• MATERIAL PROVIDED
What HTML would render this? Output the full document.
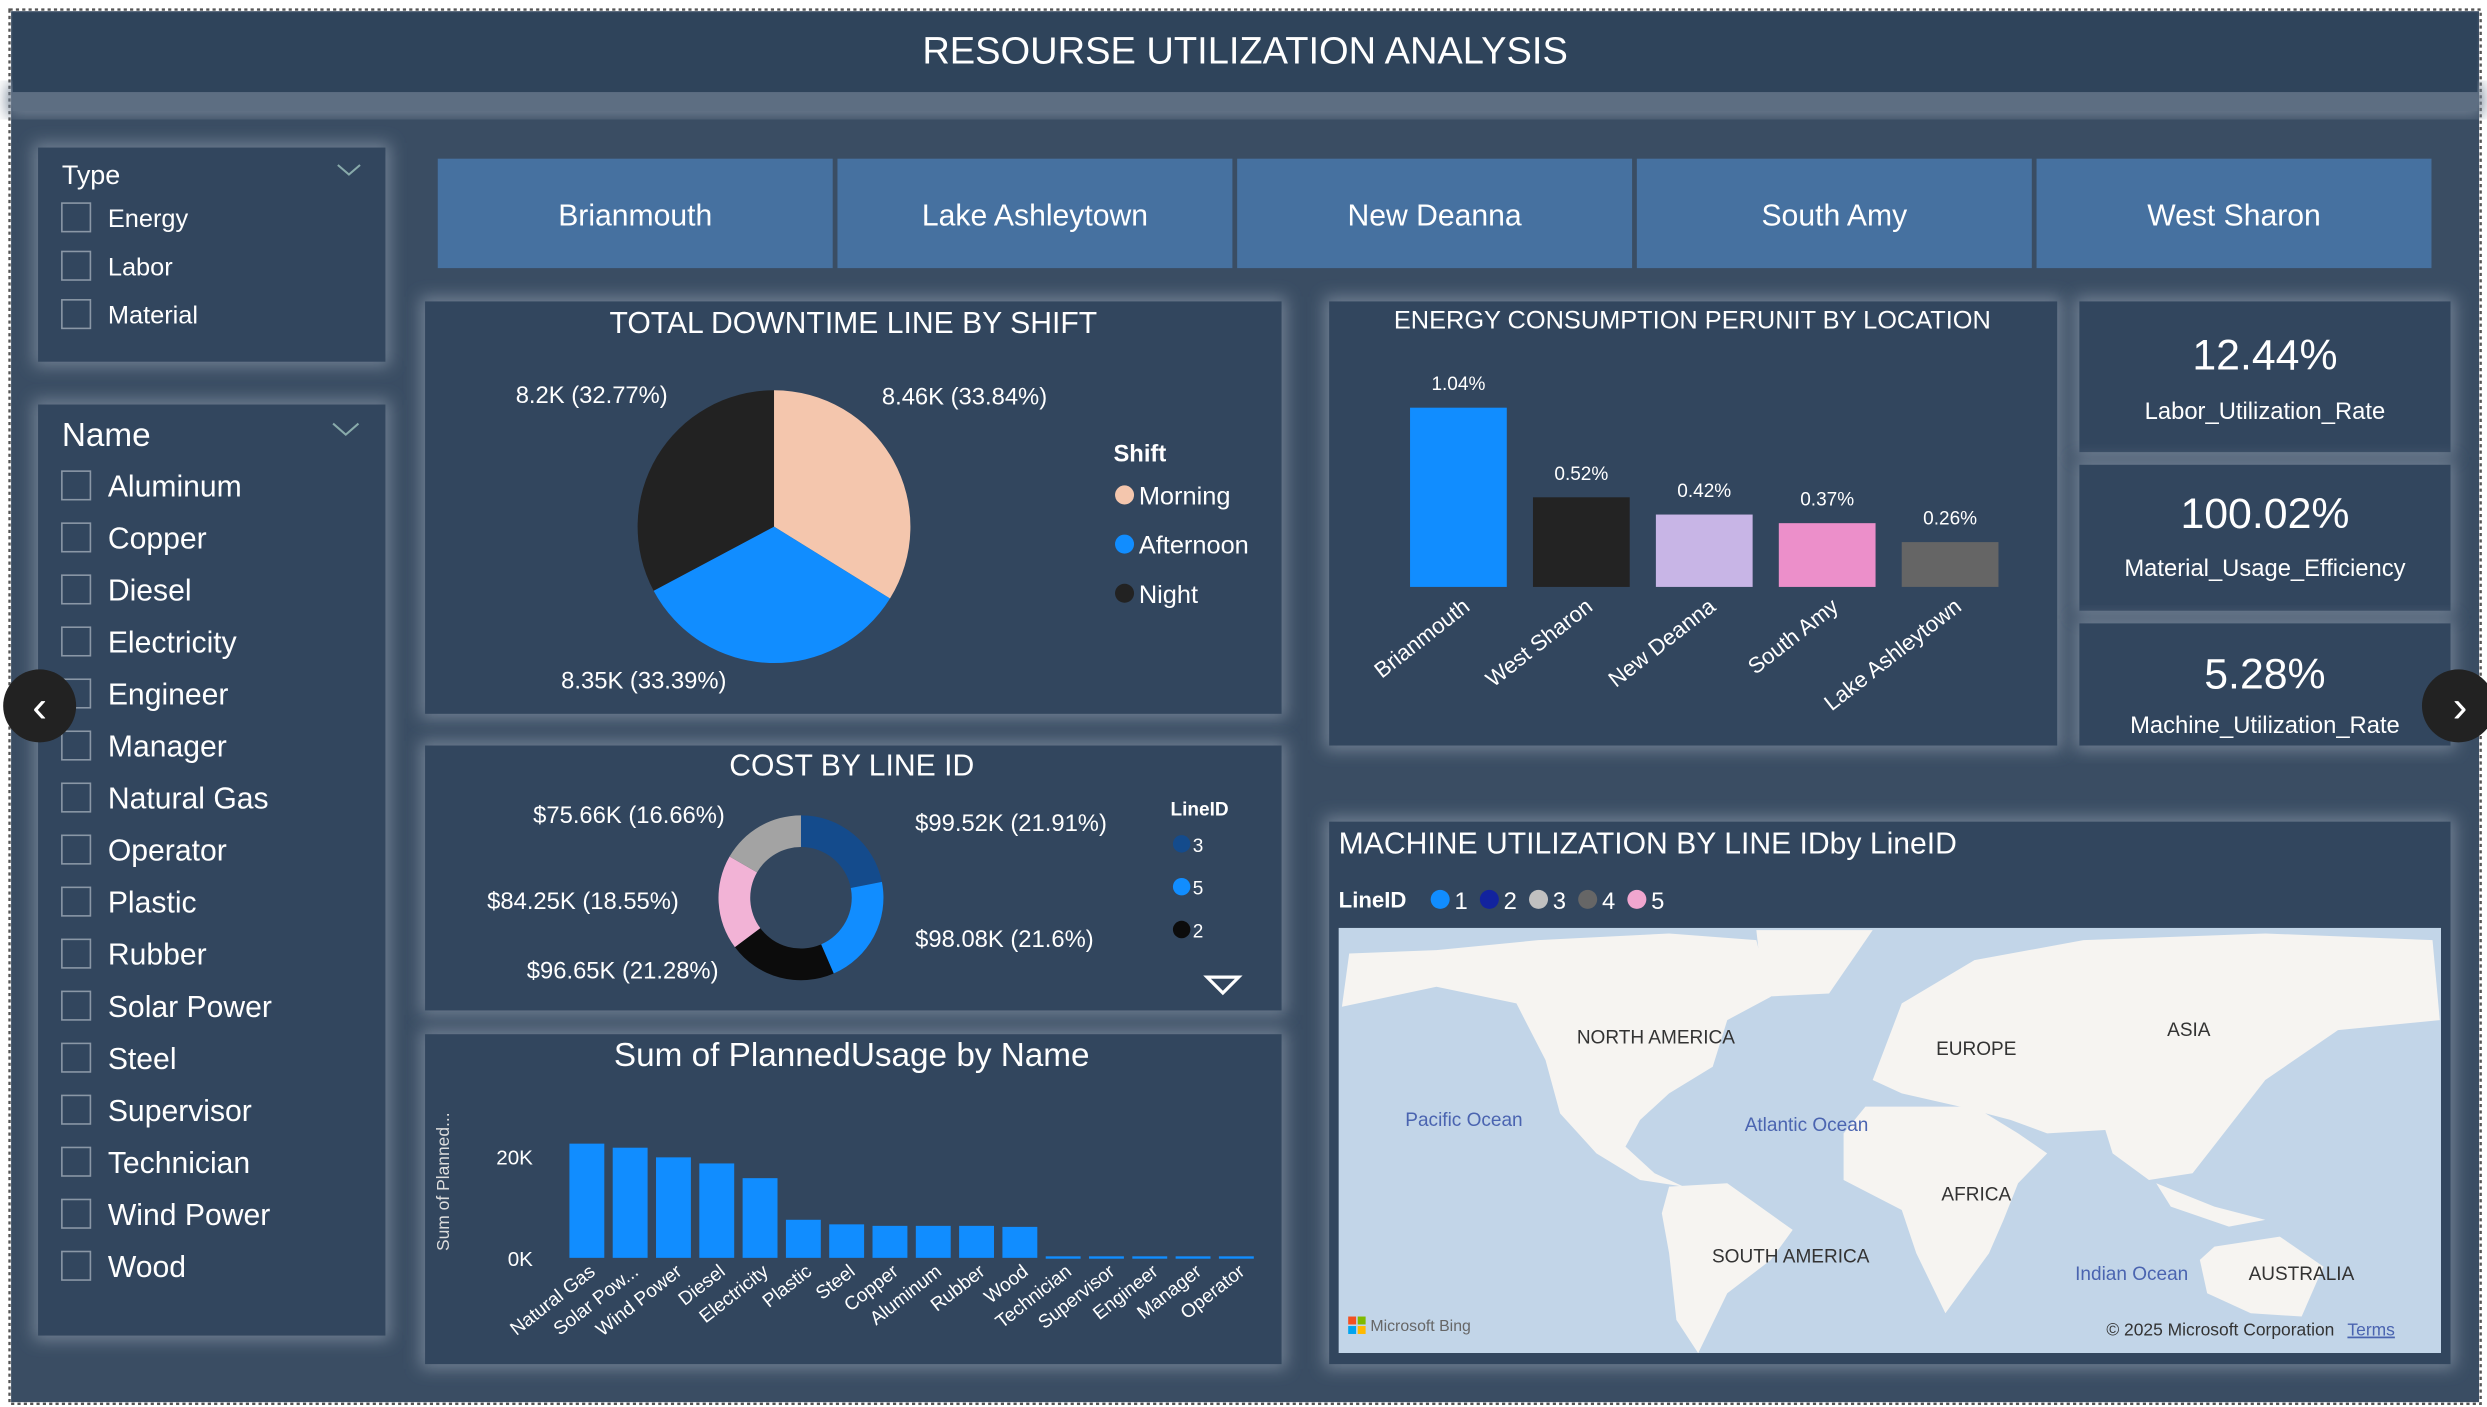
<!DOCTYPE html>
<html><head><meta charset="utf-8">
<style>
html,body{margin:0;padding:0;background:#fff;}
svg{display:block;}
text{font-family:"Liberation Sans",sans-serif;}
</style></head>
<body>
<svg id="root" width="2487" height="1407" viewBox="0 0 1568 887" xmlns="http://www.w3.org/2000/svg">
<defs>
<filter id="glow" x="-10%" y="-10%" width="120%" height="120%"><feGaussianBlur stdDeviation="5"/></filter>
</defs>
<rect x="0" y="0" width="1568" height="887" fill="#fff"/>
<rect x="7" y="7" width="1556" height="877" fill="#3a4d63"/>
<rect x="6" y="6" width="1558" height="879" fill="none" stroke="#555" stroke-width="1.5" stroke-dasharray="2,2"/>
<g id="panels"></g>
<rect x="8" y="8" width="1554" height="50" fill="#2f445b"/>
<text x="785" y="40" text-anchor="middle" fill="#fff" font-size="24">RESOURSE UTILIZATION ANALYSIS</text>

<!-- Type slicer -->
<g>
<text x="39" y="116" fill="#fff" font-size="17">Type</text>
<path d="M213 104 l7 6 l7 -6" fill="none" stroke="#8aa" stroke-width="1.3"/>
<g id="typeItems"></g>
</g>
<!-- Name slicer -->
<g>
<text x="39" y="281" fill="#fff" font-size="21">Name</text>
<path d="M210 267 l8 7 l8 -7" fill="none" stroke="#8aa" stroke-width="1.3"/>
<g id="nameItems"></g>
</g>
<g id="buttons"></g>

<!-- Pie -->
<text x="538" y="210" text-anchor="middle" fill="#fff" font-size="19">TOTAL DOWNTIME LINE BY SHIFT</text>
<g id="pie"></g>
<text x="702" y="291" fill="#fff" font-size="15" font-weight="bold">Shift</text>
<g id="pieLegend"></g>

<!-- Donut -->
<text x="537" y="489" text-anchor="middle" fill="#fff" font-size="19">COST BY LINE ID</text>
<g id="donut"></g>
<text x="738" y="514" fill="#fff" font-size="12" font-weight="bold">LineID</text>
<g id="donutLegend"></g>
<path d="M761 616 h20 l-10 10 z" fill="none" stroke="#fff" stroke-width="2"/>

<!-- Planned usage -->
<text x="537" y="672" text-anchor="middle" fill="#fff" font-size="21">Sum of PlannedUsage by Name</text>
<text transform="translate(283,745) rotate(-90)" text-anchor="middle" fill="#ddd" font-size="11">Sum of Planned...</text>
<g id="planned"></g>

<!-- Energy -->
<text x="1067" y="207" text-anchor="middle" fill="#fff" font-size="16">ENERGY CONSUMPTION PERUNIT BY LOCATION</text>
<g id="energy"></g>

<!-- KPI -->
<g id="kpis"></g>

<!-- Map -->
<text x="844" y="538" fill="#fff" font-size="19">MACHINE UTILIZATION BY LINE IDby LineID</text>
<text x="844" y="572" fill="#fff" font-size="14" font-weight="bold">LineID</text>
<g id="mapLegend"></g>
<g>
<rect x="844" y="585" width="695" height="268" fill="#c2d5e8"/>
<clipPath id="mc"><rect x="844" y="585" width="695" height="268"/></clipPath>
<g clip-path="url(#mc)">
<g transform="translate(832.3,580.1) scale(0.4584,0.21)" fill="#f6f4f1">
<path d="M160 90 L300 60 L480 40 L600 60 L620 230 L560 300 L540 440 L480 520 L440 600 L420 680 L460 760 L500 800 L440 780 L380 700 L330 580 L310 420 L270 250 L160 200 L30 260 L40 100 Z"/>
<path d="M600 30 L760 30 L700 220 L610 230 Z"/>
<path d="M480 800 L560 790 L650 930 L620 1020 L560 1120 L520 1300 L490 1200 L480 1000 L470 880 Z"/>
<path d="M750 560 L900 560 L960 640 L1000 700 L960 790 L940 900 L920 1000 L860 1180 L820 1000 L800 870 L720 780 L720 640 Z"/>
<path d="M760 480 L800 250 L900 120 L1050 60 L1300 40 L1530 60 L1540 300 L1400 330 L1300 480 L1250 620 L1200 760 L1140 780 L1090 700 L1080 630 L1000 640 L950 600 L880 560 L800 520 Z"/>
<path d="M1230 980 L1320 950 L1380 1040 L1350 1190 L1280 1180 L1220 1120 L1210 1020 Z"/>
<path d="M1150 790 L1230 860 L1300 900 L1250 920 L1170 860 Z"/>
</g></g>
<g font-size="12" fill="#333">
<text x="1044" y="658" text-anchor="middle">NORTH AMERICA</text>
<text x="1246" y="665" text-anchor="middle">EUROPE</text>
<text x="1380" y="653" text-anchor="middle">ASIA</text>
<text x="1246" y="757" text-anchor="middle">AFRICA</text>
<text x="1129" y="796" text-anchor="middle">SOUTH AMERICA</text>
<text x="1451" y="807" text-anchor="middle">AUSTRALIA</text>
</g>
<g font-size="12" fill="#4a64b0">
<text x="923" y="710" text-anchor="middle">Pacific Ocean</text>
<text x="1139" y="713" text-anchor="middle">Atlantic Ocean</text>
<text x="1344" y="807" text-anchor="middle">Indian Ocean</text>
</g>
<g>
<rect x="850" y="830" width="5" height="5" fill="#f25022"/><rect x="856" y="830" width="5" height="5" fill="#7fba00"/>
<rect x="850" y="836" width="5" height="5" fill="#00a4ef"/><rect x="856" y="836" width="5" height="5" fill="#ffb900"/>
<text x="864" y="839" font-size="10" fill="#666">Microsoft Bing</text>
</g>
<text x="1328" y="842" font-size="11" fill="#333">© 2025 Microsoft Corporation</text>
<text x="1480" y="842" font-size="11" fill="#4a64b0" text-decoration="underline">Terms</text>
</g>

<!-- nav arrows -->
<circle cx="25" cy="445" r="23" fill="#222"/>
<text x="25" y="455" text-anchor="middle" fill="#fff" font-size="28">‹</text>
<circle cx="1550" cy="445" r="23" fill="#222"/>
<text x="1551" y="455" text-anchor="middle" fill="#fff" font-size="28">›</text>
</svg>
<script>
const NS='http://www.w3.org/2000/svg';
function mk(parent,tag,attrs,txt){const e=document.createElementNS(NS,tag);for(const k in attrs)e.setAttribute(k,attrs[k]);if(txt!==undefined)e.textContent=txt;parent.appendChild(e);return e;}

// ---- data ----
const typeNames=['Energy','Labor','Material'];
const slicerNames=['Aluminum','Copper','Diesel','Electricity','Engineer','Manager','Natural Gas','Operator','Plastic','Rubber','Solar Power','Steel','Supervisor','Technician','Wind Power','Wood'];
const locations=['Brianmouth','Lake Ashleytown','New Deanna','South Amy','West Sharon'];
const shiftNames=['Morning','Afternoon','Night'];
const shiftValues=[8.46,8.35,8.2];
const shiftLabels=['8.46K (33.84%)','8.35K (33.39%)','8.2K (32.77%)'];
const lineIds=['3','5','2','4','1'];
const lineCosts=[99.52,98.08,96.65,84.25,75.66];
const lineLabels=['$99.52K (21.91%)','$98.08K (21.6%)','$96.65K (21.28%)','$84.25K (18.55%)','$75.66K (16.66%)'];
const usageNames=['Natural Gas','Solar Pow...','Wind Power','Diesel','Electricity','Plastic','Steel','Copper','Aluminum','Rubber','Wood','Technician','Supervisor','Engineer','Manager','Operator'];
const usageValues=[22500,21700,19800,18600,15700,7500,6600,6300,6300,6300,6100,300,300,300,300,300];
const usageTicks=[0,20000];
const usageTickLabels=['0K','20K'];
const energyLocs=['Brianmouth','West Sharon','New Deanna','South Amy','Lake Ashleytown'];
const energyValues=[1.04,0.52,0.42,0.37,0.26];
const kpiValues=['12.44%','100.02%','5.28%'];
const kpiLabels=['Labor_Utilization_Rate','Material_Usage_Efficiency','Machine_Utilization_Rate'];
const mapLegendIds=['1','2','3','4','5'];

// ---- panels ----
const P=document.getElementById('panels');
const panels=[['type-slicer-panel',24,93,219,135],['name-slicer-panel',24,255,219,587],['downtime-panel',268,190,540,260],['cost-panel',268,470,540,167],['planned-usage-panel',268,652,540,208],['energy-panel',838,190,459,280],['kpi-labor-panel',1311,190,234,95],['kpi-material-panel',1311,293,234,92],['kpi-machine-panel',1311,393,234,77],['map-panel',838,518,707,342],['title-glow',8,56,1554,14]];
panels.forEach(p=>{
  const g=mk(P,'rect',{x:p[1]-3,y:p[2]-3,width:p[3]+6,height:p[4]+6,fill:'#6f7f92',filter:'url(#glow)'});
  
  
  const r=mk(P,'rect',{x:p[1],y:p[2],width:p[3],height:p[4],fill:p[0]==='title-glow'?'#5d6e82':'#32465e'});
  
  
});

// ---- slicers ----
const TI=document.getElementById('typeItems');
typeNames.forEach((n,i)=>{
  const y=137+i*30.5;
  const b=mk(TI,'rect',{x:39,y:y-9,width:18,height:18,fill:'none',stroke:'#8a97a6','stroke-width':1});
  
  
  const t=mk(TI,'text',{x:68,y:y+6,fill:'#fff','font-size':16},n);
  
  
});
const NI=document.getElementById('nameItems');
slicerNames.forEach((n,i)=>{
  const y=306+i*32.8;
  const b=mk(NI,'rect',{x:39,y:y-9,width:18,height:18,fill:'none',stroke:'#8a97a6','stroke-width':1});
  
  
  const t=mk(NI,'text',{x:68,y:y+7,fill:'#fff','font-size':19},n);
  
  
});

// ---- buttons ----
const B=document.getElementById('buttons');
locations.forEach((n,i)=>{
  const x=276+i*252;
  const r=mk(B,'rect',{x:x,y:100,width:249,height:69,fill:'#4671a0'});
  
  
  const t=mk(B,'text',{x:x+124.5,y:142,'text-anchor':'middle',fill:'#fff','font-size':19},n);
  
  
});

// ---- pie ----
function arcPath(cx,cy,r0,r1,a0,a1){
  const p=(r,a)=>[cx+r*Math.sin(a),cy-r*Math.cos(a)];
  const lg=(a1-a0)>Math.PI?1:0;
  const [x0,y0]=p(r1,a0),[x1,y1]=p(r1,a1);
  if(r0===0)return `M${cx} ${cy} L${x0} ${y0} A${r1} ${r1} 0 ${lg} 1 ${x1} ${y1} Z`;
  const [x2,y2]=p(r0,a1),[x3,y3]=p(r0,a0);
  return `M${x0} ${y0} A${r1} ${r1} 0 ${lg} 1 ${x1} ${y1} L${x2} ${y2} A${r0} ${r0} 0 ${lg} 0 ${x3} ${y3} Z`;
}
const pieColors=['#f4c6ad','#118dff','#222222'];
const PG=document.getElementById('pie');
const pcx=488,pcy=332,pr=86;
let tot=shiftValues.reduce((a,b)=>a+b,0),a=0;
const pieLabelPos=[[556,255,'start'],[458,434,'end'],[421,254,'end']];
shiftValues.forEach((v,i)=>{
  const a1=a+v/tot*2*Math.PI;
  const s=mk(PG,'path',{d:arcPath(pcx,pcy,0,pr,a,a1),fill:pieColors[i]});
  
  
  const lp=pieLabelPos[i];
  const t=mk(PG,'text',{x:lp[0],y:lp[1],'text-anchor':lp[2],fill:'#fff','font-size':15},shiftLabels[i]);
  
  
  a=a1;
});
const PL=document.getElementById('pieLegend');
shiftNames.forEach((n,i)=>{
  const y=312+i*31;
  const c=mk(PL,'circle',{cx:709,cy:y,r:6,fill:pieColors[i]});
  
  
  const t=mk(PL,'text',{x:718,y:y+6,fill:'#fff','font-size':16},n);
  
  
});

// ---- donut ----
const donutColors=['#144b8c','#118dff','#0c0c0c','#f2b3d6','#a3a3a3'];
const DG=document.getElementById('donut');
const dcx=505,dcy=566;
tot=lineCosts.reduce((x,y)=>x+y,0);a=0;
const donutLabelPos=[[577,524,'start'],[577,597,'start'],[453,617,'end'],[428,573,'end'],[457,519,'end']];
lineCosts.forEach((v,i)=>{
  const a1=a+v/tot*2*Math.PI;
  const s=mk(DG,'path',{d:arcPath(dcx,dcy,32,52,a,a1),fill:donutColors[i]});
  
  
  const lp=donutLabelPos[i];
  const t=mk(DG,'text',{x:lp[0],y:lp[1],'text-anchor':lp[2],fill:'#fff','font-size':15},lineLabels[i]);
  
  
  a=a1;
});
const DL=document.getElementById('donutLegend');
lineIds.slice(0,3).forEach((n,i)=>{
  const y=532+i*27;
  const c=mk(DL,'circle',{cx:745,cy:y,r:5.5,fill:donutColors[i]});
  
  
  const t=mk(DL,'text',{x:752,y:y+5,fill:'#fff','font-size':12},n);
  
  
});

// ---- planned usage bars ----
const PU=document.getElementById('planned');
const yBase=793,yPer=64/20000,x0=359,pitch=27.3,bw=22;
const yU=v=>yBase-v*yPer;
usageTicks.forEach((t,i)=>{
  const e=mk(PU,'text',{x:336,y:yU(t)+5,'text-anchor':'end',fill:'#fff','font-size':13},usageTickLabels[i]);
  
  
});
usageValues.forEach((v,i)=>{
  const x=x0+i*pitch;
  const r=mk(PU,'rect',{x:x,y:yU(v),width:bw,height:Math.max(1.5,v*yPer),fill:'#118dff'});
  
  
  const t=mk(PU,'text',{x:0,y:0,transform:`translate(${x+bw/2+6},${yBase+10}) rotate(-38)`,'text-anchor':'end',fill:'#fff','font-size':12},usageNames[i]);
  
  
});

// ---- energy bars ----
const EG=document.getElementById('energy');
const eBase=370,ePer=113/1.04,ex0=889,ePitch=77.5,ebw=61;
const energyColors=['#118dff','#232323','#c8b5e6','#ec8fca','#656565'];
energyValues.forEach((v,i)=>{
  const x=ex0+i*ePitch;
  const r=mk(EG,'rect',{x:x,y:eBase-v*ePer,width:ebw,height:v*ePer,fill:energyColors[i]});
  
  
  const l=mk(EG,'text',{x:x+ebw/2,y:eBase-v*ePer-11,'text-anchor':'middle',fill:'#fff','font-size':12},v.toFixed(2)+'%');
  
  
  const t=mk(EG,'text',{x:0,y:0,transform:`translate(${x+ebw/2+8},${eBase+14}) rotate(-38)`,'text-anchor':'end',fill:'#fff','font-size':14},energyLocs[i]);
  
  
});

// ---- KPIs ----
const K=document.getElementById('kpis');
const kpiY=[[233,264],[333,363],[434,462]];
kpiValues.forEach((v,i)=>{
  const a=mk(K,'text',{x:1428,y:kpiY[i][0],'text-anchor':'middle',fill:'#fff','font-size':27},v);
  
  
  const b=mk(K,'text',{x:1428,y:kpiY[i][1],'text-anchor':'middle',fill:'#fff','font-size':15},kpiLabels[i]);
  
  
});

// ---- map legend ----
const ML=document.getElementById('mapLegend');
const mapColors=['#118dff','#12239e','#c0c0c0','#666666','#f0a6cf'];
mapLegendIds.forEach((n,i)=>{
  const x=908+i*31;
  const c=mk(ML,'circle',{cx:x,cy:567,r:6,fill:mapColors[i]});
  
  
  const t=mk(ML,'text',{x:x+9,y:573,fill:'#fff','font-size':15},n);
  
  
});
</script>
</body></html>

• SET EXERCISE
Pictures stay out. Print the data exactly, from its first line through the line containing "616 h20 l-10".

• SOLUTION FOR THIS EXERCISE
What HTML would render this? Output the full document.
<!DOCTYPE html>
<html><head><meta charset="utf-8">
<style>
html,body{margin:0;padding:0;background:#fff;}
svg{display:block;}
text{font-family:"Liberation Sans",sans-serif;}
</style></head>
<body>
<svg id="root" width="2487" height="1407" viewBox="0 0 1568 887" xmlns="http://www.w3.org/2000/svg">
<defs>
<filter id="glow" x="-10%" y="-10%" width="120%" height="120%"><feGaussianBlur stdDeviation="5"/></filter>
</defs>
<rect x="0" y="0" width="1568" height="887" fill="#fff"/>
<rect x="7" y="7" width="1556" height="877" fill="#3a4d63"/>
<rect x="6" y="6" width="1558" height="879" fill="none" stroke="#555" stroke-width="1.5" stroke-dasharray="2,2"/>
<g id="panels"></g>
<rect x="8" y="8" width="1554" height="50" fill="#2f445b"/>
<text x="785" y="40" text-anchor="middle" fill="#fff" font-size="24">RESOURSE UTILIZATION ANALYSIS</text>

<!-- Type slicer -->
<g>
<text x="39" y="116" fill="#fff" font-size="17">Type</text>
<path d="M213 104 l7 6 l7 -6" fill="none" stroke="#8aa" stroke-width="1.3"/>
<g id="typeItems"></g>
</g>
<!-- Name slicer -->
<g>
<text x="39" y="281" fill="#fff" font-size="21">Name</text>
<path d="M210 267 l8 7 l8 -7" fill="none" stroke="#8aa" stroke-width="1.3"/>
<g id="nameItems"></g>
</g>
<g id="buttons"></g>

<!-- Pie -->
<text x="538" y="210" text-anchor="middle" fill="#fff" font-size="19">TOTAL DOWNTIME LINE BY SHIFT</text>
<g id="pie"></g>
<text x="702" y="291" fill="#fff" font-size="15" font-weight="bold">Shift</text>
<g id="pieLegend"></g>

<!-- Donut -->
<text x="537" y="489" text-anchor="middle" fill="#fff" font-size="19">COST BY LINE ID</text>
<g id="donut"></g>
<text x="738" y="514" fill="#fff" font-size="12" font-weight="bold">LineID</text>
<g id="donutLegend"></g>
<path d="M761 616 h20 l-10 10 z" fill="none" stroke="#fff" stroke-width="2"/>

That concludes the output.